Los poderes del chamán Félix Rodríguez de la Fuente
Cuando empezaba la sintonía de ‘El hombre y la Tierra’ me pegaba a la pantalla. Me he preguntado qué causaba esa fascinación, si mi ingenuidad infantil o la voz del divulgador, y creo que era la segunda
No fui uno de los niños que lloraron la muerte de Félix y rompieron sus huchas para financiar monumentos, pues no tenía ni un año cuando murió. Sin embargo, mi primer recuerdo le pertenece. Debo de tener unos dos años, porque estoy sentado en un cajón que vaciaban para mí. Mi madre me avisa de que empieza El hombre y la Tierra y yo respondo que luego voy. Me avisa un par de veces más y la ignoro igualmente, hasta que escucho la sintonía de los créditos finales. Salto del cajón, pero solo llego al carrusel de letras. Me he perdido El hombre y la tierra, y siento una rabia y un desamparo inconsolables. Lloro cataratas, pataleo y maldigo ante la pifia, mientras mi madre murmura: “Este niño es tonto”.
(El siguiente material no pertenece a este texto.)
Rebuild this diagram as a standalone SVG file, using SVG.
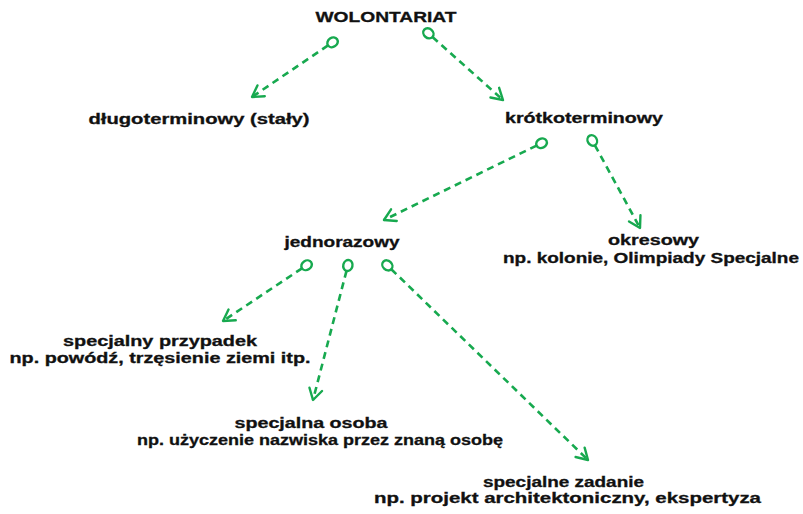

No volví a perderme un episodio. Cuando empezaba la sintonía de Antón García Abril, me pegaba a la pantalla. Me he preguntado qué causaba esa fascinación, si mi ingenuidad infantil o la voz de Félix, y creo que era la segunda. Hoy, el adulto descreído y un poco cabroncete que soy aún se emociona cuando ve vídeos de sus documentales, y no como mordiscos de magdalenas de Proust, sino porque reconozco a un genio de la palabra hablada.
En algún libro tengo escrito que veíamos una figura paterna arquetípica en él, que nos sentíamos seguros cuando acariciaba el cogote de aquel lobo con sus manos agrestes.
Su hija Odile, que acaba de publicar Félix: un hombre en la tierra, lo define con acierto como un chamán. Pertenecía a una estirpe que se remonta a las cavernas. Odile vindica ese aspecto mágico de su personalidad recuperando su palabra original en el libro, que es una especie de Biblia para felixistas, sin interpretaciones ni filtros. Hojeándolo, he entendido mejor las lágrimas de aquel niño que no soportaba perderse un episodio.